The search committee, which is made up of all Corporation members except outgoing President Derek C. Bok and three Overseers, will simply have to compensate for the loss of Mockler, said Henry Rosovsky, acting Dean of the Faculty of Arts and Sciences.

"It removes one person on the search committee," Rosovsky said. "We were nine and we are now eight."

Despite this willingness to continue with the search, Corporation members and Harvard officials are not attempting to diminish the role Mockler played in the group.

"He had the experience of many years running a very complex organization," said Daniel Steiner '54, vice president and general counsel to the University. "In the current Corporation, there is no one who brings that kind of management experience."

"In the Corporation, he spoke up with distinction," said Treasurer D. Ronald Daniel. "It's a fact that sitting on a group with so many top academics--Derek Bok, Henry Rosovsky, Charles Slichter--it's possible a person from business would wonder if he should be there, but Coleman clearly never felt that."

A graduate of both the College and the Business School, Mockler successfully worked his way up through the ranks at Gillette and was appointed its head in 1975. During his tenure, he fought off several corporate raiders and eventually pushed the Boston company to the top of the American personal products industry.

In the search process, Mockler--a former president of the Board of Overseers--played an important part in outlining the managerial profile of the ideal presidency candidate, according to his colleagues on the committee.

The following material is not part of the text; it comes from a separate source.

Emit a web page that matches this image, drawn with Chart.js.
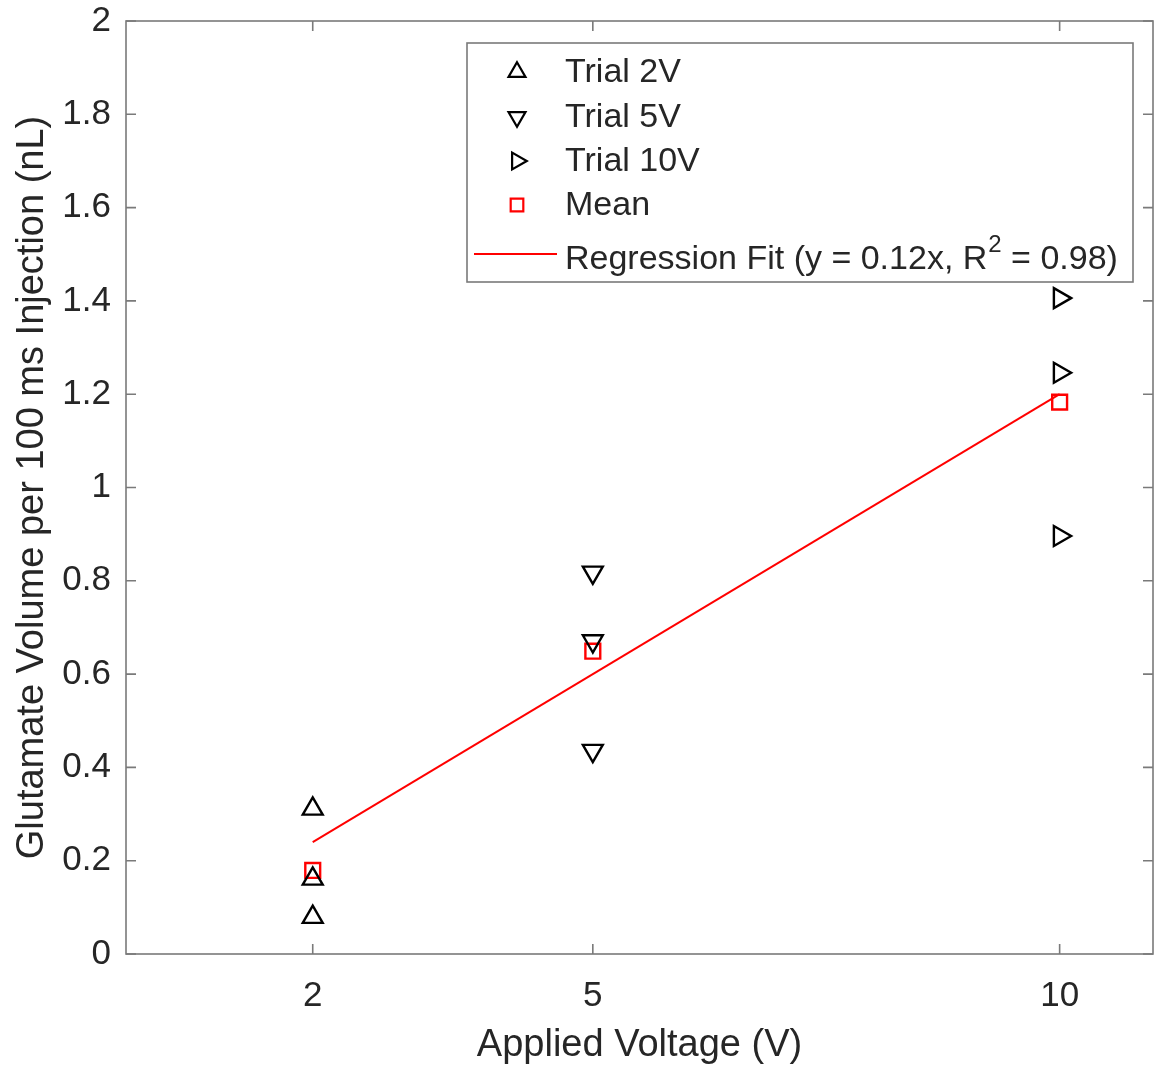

And now, with the search in its very final stages, the contributions Mockler made to this candidate profile will still be used to make the final decision.

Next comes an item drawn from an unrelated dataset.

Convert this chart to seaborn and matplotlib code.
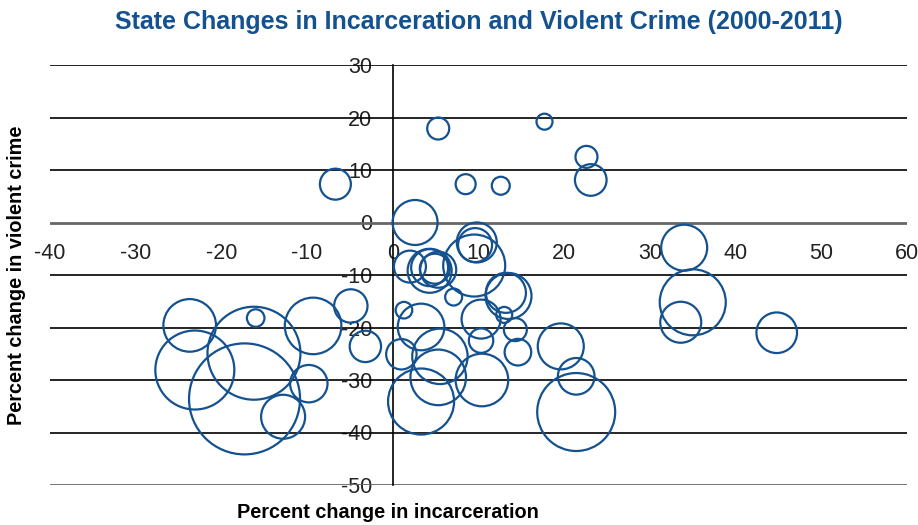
import matplotlib
matplotlib.use("Agg")
import matplotlib.pyplot as plt
import seaborn as sns
import pandas as pd

# ---- data ----
incarceration_change = [5.3, -6.7, 2.6, 17.7, 22.6, 23.1, 8.5, 12.6, 34.0, 35.0,
                        33.6, 44.8, 9.8, 9.6, 9.5, 2.0, 4.3, 4.3, 4.9, 5.3,
                        7.1, 13.5, 13.2, 10.3, 13.0, 14.3, 10.3, 14.6, 10.4, 19.6,
                        21.4, 21.4, -23.7, -23.1, -16.2, -16.0, -17.3, -9.3, -4.9, -3.2,
                        -9.8, -12.8, 1.3, 3.3, 1.0, 5.5, 5.3, 3.3]
violent_crime_change = [17.9, 7.3, 0.0, 19.2, 12.5, 8.1, 7.3, 7.0, -4.8, -15.2,
                        -19.0, -21.0, -3.8, -4.3, -8.2, -8.4, -9.2, -8.6, -8.8, -9.0,
                        -14.2, -14.0, -13.4, -18.4, -17.6, -20.4, -22.5, -24.7, -30.0, -23.6,
                        -29.3, -36.1, -19.6, -28.1, -24.9, -18.2, -33.6, -19.7, -15.9, -23.6,
                        -30.7, -37.0, -16.7, -19.9, -25.1, -25.5, -29.5, -34.1]
bubble_size = [1.21, 2.40, 5.06, 0.64, 1.21, 2.50, 1.00, 0.81, 5.29, 10.9,
               4.20, 4.12, 4.00, 2.89, 9.61, 2.56, 4.84, 3.42, 2.25, 3.24,
               0.72, 5.29, 4.00, 3.80, 0.64, 1.32, 1.49, 1.77, 6.92, 5.29,
               3.35, 15.2, 6.92, 15.6, 21.6, 0.77, 30.8, 8.00, 2.79, 2.46,
               3.50, 4.84, 0.69, 5.43, 2.31, 7.67, 7.73, 10.9]
x_ticks = [-40, -30, -20, -10, 0, 10, 20, 30, 40, 50, 60]
y_ticks = [-50, -40, -30, -20, -10, 0, 10, 20, 30]

df = pd.DataFrame({"incarceration": incarceration_change,
                   "crime": violent_crime_change,
                   "size": bubble_size})

# ---- style ----
sns.set_style("white")
FONT = ["Liberation Sans Narrow", "Liberation Sans", "DejaVu Sans"]
plt.rcParams["font.family"] = FONT
plt.rcParams["axes.unicode_minus"] = False
BLUE = "#14518f"
TICK_FS = 15.5

fig = plt.figure(figsize=(9.18, 5.25), dpi=100)
ax = fig.add_axes([50 / 918, 1 - 485 / 525, 857 / 918, 420 / 525])

vmax = max(bubble_size)
sns.scatterplot(data=df, x="incarceration", y="crime", size="size",
                sizes=(0, 207.36 * vmax), size_norm=(0, vmax),
                facecolor="none", edgecolor=BLUE, linewidth=1.6,
                legend=False, ax=ax, zorder=5)
for coll in ax.collections:
    coll.set_facecolor("none")
    coll.set_edgecolor(BLUE)

ax.set_xlim(-40, 60)
ax.set_ylim(-50, 30)
ax.set_xticks(x_ticks)
ax.set_yticks(y_ticks)

# gridlines
for yv in y_ticks:
    if yv in (0, -50):
        ax.axhline(yv, color="#666666", lw=2.0, zorder=2)
    else:
        ax.axhline(yv, color="black", lw=1.2, zorder=2)

for s in ["top", "right", "bottom"]:
    ax.spines[s].set_visible(False)
ax.spines["left"].set_position(("data", 0))
ax.spines["left"].set_color("black")
ax.spines["left"].set_linewidth(1.2)
ax.spines["left"].set_zorder(3)

ax.tick_params(axis="both", length=0, labelsize=TICK_FS, colors="#222222")
ax.tick_params(axis="y", pad=15)
# x tick labels sit along the y = 0 axis
ax.set_xticklabels([])
for xv in x_ticks:
    ax.text(xv, -3.9, str(xv), ha="center", va="top",
            fontsize=TICK_FS, color="#222222", zorder=1)

ax.set_xlabel("")
ax.set_ylabel("")

fig.text(479 / 918, 1 - 22 / 525, "State Changes in Incarceration and Violent Crime (2000-2011)",
         ha="center", va="center", fontsize=18, fontweight="bold", color=BLUE)
fig.text(388 / 918, 1 - 513 / 525, "Percent change in incarceration",
         ha="center", va="center", fontsize=14.3, fontweight="bold", color="black")
fig.text(17 / 918, 1 - 275 / 525, "Percent change in violent crime",
         ha="center", va="center", rotation=90, fontsize=14.3, fontweight="bold", color="black")

fig.savefig("out.png", dpi=100)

"Any candidate [for the presidency] will have a track record in organizational management, so you'll be able to judge from this record," Steiner said. "Through the combination of people on the search committee, you will be able to decide, but losing Mockler will hurt."

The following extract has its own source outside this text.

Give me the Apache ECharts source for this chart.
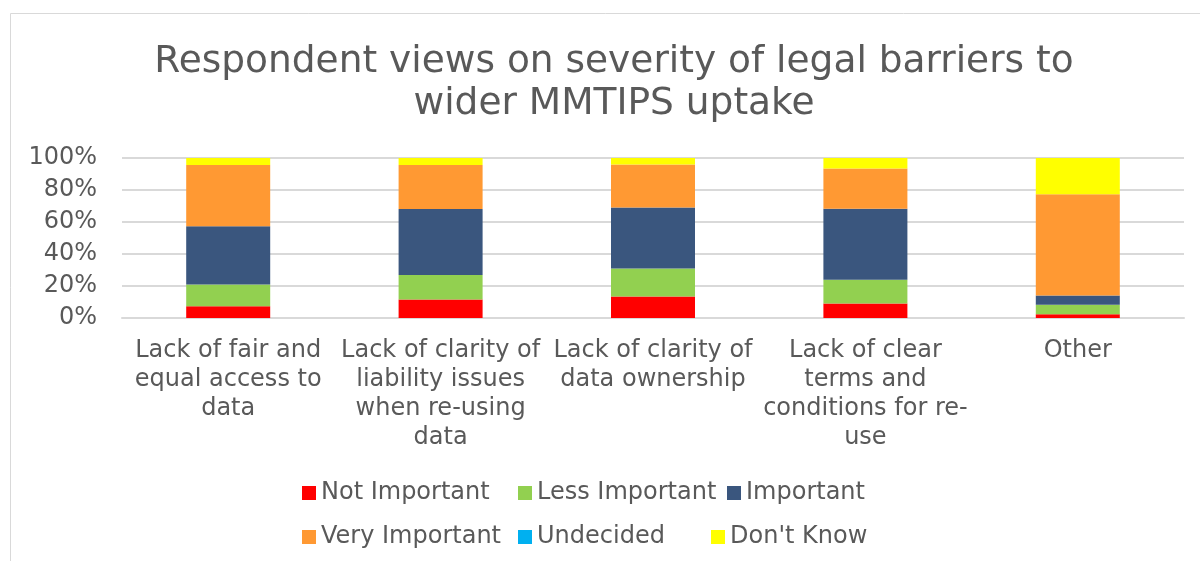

"A lot of people on the Corporation have experience across the board on a lot of things," Stone said. "I've had a lot of business experience and so has [search committee member and president of the Board of Overseers John C. Whitehead], but Mockler was a great help in the search."

While the Corporation members said they have not given the question of replacing Mockler much thought, his loss leaves the governing body without a major representative of the business world.

While many members said the Corporation will not automatically award Mockler's spot to another businessperson, the candidates from the business world will be closely considered, Steiner said.

"It should be taken into account what is now on the Corporation and what kind of experience and personal qualities will add most to the group," Steiner said. "If you had three or four lawyers, you would not consider another lawyer. If you had no academics, you might look to academia."

"There are no niches in the Corporation, you can't position Mockler," Daniel said. "He didn't just bat clean-up or lead-off, you can't peg him that way."

Despite being born in St. Louis, Mockler had lived in New England for 40 years and was the only true "Bostonian" on the Corporation--a body which has traditionally always had local representation.

"25 years ago, almost everyone on the Corporation was from Boston," said Robert H. Scott, vice president for finance. "Geography will be a factor, but surely not the only one."

"Harvard is still very much a Boston institution, as opposed to a national one," Steiner said. "It's probably true enough that Bostonians will be considered."

Still taken aback by the suddenness of Mockler's death, most Corporation members are simply filled with regret at the loss of a man with "the utmost integrity," Scott said.

"With good sound business judgement on the finances of the University, he added a great deal," Stone said. "He will be a hard man to replace.